[Exercise]:
Copy out each line of the material below that holds the string "with".

[Material]:
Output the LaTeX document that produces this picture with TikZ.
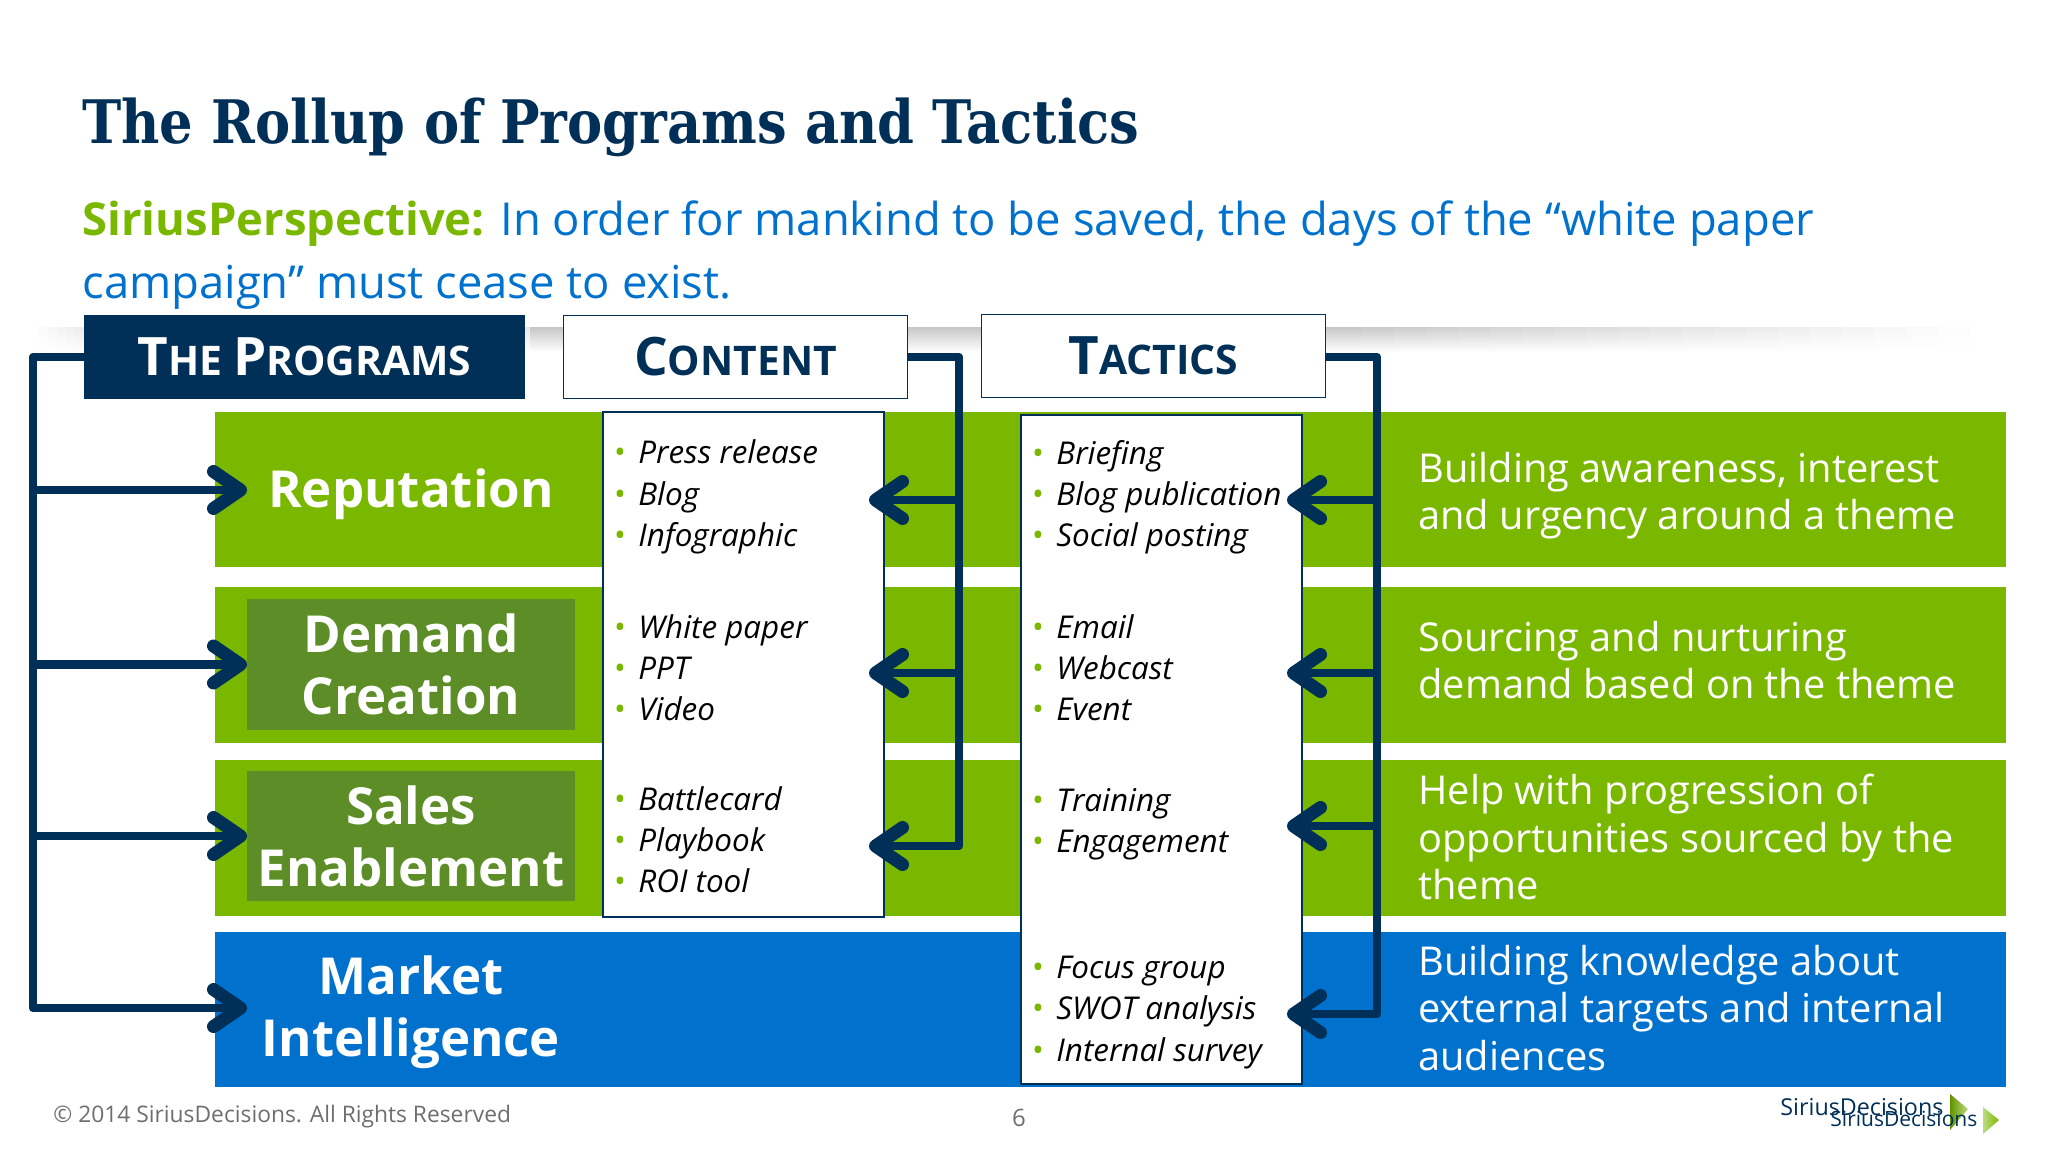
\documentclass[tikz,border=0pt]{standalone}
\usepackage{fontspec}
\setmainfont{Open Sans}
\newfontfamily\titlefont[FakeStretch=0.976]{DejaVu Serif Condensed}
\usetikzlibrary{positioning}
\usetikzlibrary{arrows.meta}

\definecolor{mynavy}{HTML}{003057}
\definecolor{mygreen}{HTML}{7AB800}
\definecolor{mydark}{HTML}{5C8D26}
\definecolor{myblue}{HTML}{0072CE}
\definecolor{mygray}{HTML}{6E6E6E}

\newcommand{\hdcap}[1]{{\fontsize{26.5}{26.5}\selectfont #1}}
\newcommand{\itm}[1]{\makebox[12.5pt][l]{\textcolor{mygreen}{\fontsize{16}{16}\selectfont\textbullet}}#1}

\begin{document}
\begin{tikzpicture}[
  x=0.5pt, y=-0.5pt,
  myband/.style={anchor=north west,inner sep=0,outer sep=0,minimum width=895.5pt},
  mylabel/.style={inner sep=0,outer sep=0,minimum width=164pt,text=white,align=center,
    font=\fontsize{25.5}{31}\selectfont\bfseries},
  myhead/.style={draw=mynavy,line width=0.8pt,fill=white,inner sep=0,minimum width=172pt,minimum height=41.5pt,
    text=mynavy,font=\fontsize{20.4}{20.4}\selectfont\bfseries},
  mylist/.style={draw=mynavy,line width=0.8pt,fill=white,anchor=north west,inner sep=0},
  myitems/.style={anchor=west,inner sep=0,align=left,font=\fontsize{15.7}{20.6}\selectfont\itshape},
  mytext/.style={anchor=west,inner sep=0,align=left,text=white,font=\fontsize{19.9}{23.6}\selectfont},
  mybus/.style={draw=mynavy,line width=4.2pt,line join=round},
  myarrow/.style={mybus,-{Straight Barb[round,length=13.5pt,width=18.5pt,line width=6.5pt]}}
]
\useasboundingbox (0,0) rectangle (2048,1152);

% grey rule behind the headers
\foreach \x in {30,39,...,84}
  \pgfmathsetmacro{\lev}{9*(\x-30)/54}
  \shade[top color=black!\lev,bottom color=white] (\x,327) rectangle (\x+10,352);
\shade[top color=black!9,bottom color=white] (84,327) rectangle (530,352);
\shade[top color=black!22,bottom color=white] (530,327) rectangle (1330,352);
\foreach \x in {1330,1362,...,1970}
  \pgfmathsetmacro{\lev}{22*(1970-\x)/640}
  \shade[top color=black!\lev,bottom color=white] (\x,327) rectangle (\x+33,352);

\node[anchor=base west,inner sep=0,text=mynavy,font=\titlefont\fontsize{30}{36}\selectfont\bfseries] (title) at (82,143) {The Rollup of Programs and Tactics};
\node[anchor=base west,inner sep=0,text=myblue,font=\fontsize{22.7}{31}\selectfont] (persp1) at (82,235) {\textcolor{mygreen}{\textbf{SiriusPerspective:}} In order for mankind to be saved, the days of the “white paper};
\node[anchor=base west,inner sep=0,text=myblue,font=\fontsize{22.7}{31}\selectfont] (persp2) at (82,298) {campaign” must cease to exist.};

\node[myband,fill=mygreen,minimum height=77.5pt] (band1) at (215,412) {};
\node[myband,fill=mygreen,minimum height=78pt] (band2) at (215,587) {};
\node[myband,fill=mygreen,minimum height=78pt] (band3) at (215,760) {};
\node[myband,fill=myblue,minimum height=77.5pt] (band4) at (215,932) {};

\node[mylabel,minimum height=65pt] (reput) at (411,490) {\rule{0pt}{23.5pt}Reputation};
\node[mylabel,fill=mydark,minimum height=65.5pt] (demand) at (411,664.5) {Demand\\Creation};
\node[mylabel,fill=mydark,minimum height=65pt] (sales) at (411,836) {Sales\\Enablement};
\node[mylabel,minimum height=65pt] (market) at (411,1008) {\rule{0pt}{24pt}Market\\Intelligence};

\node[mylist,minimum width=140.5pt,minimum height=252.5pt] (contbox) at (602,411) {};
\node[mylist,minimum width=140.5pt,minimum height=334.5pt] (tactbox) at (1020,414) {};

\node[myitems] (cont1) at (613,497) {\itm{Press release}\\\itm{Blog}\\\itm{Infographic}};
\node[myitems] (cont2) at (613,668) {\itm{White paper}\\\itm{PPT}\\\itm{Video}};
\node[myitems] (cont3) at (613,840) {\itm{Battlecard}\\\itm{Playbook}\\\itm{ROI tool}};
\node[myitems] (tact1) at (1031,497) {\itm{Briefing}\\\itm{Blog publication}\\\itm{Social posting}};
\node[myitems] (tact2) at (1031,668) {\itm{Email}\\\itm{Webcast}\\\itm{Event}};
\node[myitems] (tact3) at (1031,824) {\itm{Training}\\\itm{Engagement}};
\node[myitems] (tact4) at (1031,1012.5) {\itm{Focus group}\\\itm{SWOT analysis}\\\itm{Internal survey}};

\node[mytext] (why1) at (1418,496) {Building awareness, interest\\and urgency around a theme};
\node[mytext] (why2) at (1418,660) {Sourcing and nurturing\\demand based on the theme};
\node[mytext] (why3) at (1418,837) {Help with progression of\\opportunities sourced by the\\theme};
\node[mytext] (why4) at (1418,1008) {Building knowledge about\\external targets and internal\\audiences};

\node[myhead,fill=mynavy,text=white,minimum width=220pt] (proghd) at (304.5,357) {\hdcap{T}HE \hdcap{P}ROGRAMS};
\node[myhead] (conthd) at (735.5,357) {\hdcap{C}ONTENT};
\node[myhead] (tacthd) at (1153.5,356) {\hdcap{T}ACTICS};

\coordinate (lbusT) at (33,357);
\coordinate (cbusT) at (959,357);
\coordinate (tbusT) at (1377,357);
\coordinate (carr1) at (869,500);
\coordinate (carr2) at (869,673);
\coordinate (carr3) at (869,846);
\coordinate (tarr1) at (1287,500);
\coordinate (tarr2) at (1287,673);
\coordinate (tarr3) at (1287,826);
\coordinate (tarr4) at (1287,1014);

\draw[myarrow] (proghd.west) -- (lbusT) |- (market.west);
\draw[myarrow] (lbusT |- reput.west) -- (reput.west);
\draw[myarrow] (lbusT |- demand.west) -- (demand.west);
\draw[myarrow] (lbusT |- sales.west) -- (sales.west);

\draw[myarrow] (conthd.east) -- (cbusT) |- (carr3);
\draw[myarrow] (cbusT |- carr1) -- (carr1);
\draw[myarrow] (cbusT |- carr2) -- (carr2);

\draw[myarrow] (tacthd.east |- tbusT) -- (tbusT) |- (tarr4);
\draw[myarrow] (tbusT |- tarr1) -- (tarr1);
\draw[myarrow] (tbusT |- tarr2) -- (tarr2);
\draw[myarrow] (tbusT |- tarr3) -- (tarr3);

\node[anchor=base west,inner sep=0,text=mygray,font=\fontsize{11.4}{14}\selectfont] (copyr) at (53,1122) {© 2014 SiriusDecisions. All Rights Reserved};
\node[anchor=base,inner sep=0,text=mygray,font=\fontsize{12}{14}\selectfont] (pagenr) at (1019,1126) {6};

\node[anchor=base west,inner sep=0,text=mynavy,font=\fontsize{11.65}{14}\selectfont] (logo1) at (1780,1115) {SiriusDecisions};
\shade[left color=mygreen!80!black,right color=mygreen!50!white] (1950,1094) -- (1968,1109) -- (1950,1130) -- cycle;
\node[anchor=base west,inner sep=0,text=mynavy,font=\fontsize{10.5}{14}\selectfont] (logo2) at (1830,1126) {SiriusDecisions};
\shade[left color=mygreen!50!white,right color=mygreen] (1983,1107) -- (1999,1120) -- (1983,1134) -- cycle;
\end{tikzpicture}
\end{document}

[Exercise result]:
Output the LaTeX document that produces this picture with TikZ.
\node[mytext] (why3) at (1418,837) {Help with progression of\\opportunities sourced by the\\theme};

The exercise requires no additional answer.